Par Fleur Kouadio
Depuis les ruelles animées d’Adjamé jusqu’aux salons feutrés de Cocody-Ambassades, un sujet circule discrètement : le Hezbollah en Côte d’Ivoire. Ce mot, Hezbollah, ne désigne pas seulement une milice libanaise enracinée au Moyen-Orient, mais une réalité bien plus proche, bien plus diffuse : un réseau financier souterrain, enchevêtré dans les rouages de notre économie informelle et surveillé de près par les services de renseignement ivoiriens et occidentaux.
Un silence bien organisé
Pas de communiqués officiels, pas d’arrestations spectaculaires et médiatisées. À Abidjan, l’État préfère la discrétion à la démonstration. Pourtant, depuis plusieurs années, les services de renseignements ivoiriens suivent de près les activités d’une minorité de la diaspora libanaise chiite soupçonné d’entretenir des liens idéologiques ou financiers avec le Hezbollah.
Rien ne filtre dans les médias, mais selon nos informations, plusieurs opérations de surveillance, d’interceptions téléphoniques, voire d’expulsions confidentielles ont eu lieu depuis 2021, parfois à la demande d’alliés occidentaux. La Direction de la Surveillance du Territoire (DST) travaille main dans la main avec ses partenaires français, américains et israéliens sur ce dossier sensible.
Des mosquées sous attention particulière
Les regards se tournent en particulier vers certaines mosquées chiites du nord d’Abidjan. Non pas pour leurs sermons, souvent modérés, mais pour ce qui se passe après la prière. Des levées de fonds régulières y sont organisées, sous couvert d’œuvres sociales ou de soutien à la reconstruction au Liban. Une partie de ces dons, selon plusieurs sources sécuritaires, pourrait redirigée vers des circuits financiers informels transnationaux, hors de tout contrôle bancaire classique.
Les fonds empruntent des chemins invisibles : hawala, transferts via commerces de pièces détachées ou d’électronique, ou via les réseaux d’import-export bien implantés dans la sous-région. Une architecture fluide, difficile à cartographier, mais bien réelle.
Une diaspora divisée, sous pression
Il serait injuste de jeter l’opprobre sur toute une communauté. La diaspora libanaise d’Abidjan est multiple, ancienne, profondément liée à l’histoire économique du pays. Une grande majorité de ses membres, souvent sunnites ou chrétiens maronites, rejette toute implication idéologique ou politique. Mais en coulisses, des tensions existent. Certains membres historiques de la communauté libanaise dénoncent à demi-mot l’activisme de quelques figures radicalisées. D’autres, plus discrets, s’inquiètent des conséquences économiques qu’une telle étiquette pourrait entraîner pour l’ensemble de la communauté.

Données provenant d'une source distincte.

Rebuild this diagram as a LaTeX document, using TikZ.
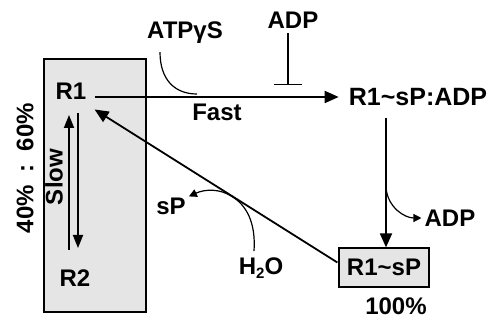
\documentclass[tikz,border=0pt]{standalone}
\usepackage{fontspec}
\setmainfont{Liberation Sans}
\usetikzlibrary{arrows.meta,calc}
\definecolor{boxgray}{RGB}{229,229,229}
\begin{document}
\begin{tikzpicture}[x=1pt,y=-1pt,
  txt/.style={font=\bfseries\fontsize{24}{28}\selectfont, inner sep=0pt},
  main/.style={line width=1.8pt, -{Triangle[length=14pt,width=12pt]}},
  thinarr/.style={line width=1.2pt, -{Triangle[length=8pt,width=8pt]}},
  plainln/.style={line width=1.2pt},
  pool/.style={draw, line width=1.2pt, fill=boxgray, inner sep=0pt}]
\useasboundingbox (0,0) rectangle (493,320);
% left pool box
\node[pool, minimum width=102pt, minimum height=253pt] (grp) at (95,185.5) {};
% text nodes
\node[txt] (R1) at (71,91) {R1};
\node[txt] (R2) at (75,278) {R2};
\node[txt] (ATP) at (185,33) {ATPγS};
\node[txt] (ADPt) at (293,20) {ADP};
\node[txt] (fast) at (217,112) {Fast};
\node[txt, font=\bfseries\fontsize{25}{28}\selectfont] (RsPADP) at (418,97) {R1\char`~sP:ADP};
\node[pool, txt, minimum width=90pt, minimum height=39pt] (RsP) at (384,267.5) {R1\char`~sP};
\node[txt] (ADPb) at (450,218) {ADP};
\node[txt] (pct) at (396,306.5) {100\%};
\node[txt] (water) at (261,268) {H\raisebox{-0.35ex}{\fontsize{15}{15}\selectfont 2}O};
\node[txt] (sP) at (171,206) {sP};
\node[txt, rotate=90] (slow) at (54,177) {Slow};
\node[txt, rotate=90] (ratio) at (25,168) {40\%\hspace{13pt}:\hspace{13pt}60\%};
% fast arrow
\coordinate (fs) at ($(R1.east)+(8,6)$);
\draw[main, shorten >=10pt] (fs) -- (fs -| RsPADP.west) coordinate (fe);
\coordinate (atpend) at (197,94);
\draw[plainln] ($(ATP.south)+(-25,8)$) .. controls (160,80) and (175,94) .. (atpend);
% ADP inhibition
\coordinate (inh) at (288,85);
\draw[plainln, -{Bar[width=28pt,line width=1.2pt]}] ($(ADPt.south)+(-5,5)$) -- (inh);
% down to R1~sP
\coordinate (vtop) at ($(RsP.north |- RsPADP.south)+(2,12)$);
\draw[main] (vtop) -- ($(RsP.north)+(2,0)$);
\coordinate (vbr) at (386,188);
\draw[thinarr] (vbr) .. controls (388,208) and (405,218) .. ($(ADPb.west)+(-3,0)$);
% return diagonal
\coordinate (dstart) at ($(RsP.west)+(-1,-5)$);
\draw[main] (dstart) -- ($(R1.south east)+(8,10)$);
% H2O -> sP
\coordinate (wtop) at ($(water.north)+(-7,-6)$);
\draw[thinarr] (wtop) .. controls (256,222) and (246,205) .. (232,196.5)
   .. controls (220,188.5) and (205,189) .. ($(sP.north east)+(3,-1)$);
% slow arrows
\draw[main, -{Triangle[length=13pt,width=10pt]}] (69,250) -- (69,115);
\draw[main, -{Triangle[length=13pt,width=10pt]}] (78,113) -- (78,248);
\end{tikzpicture}
\end{document}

Abidjan dans le radar du Hezbollah ?
Abidjan n’est pas une base opérationnelle militaire pour le Hezbollah. Il s’agirait plutôt, selon des analystes régionaux, d’un point d’appui économique en Afrique de l’Ouest.
La Côte d’Ivoire, alliée stratégique de l’Occident, ne veut pas devenir un maillon faible dans la lutte contre le financement du terrorisme. D’où cette ligne de conduite ferme mais silencieuse : surveillances ciblées, coopération active avec les chancelleries, mais sans jamais exposer le sujet sur la place publique. Le choix de l’efficacité contre la surenchère médiatique.
Ce que cela dit de nous
Au fond, cette histoire est celle d’un pays qui, sans bruit, affine ses outils de souveraineté. Un État ivoirien qui comprend que la guerre moderne ne se mène pas toujours avec des armes visibles, mais parfois avec des fichiers bancaires, des écoutes discrètes, des expulsions silencieuses. Et surtout, avec une fine compréhension de ses propres équilibres internes.
Car sur cette ligne invisible entre sécurité et vivre-ensemble, entre vigilance et stigmatisation, la Côte d’Ivoire joue une partition complexe mais essentielle : protéger son territoire, sans fracturer son tissu social.